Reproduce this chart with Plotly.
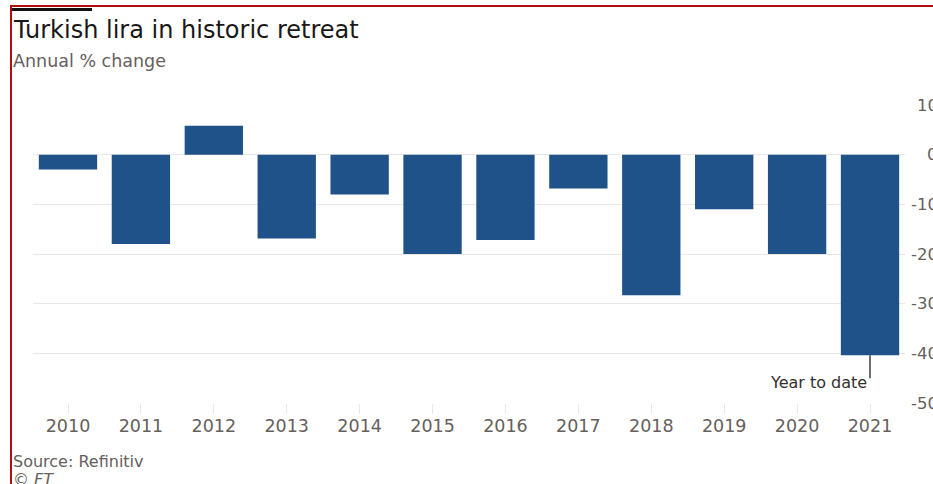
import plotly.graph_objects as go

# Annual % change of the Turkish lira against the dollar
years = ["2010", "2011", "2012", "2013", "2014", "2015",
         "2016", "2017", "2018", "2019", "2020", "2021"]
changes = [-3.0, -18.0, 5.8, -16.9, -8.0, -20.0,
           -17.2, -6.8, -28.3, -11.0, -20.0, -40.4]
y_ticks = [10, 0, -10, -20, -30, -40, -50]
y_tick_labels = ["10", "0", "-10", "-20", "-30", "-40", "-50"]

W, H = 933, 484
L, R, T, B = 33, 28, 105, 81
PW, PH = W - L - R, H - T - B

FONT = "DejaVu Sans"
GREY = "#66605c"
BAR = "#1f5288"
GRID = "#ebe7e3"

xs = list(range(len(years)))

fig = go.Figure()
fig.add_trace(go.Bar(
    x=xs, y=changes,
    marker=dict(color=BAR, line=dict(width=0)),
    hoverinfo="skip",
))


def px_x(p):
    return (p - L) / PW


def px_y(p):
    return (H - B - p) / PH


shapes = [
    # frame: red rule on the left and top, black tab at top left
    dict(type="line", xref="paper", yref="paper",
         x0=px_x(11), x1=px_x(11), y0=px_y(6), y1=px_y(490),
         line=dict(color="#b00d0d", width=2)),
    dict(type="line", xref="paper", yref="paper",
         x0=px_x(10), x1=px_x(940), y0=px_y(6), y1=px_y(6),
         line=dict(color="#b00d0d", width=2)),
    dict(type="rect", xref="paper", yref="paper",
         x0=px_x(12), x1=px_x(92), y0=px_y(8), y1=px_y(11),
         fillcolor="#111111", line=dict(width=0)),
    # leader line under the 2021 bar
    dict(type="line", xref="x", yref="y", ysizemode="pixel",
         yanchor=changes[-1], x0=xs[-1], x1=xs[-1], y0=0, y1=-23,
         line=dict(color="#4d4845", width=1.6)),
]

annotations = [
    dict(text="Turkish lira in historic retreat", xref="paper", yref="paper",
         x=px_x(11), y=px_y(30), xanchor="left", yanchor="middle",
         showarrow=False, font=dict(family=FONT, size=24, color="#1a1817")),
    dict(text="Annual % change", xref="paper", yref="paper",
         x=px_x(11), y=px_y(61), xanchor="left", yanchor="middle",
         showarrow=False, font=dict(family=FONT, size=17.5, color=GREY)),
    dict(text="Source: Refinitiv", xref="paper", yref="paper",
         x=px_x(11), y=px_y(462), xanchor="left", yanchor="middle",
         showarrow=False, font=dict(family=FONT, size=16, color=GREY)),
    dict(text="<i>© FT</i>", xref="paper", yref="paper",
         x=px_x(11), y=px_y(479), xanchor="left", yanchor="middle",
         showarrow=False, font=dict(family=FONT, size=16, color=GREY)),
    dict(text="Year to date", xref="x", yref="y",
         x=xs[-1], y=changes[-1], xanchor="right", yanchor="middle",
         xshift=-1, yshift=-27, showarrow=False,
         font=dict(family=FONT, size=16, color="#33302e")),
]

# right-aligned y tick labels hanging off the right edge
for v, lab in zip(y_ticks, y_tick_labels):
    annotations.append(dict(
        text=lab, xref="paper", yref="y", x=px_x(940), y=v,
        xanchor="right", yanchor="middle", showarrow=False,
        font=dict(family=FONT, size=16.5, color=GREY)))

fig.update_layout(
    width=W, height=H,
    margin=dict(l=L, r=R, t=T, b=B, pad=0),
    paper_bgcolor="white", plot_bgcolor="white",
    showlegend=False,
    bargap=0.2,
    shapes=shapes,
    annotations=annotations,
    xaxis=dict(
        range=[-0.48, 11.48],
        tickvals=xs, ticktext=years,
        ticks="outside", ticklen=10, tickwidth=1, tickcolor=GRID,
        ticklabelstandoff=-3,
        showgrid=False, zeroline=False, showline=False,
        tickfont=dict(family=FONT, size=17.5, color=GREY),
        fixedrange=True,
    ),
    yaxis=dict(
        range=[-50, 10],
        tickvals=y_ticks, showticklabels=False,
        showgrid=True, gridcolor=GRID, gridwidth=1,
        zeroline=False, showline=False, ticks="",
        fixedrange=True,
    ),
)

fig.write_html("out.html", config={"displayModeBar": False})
******
## Task
Write out exactly the opening lines of the data, stopping after the line that holds "import plotly.graph_objects as go". Exclude pictures.

## Result of the task
Reproduce this chart with Plotly.
import plotly.graph_objects as go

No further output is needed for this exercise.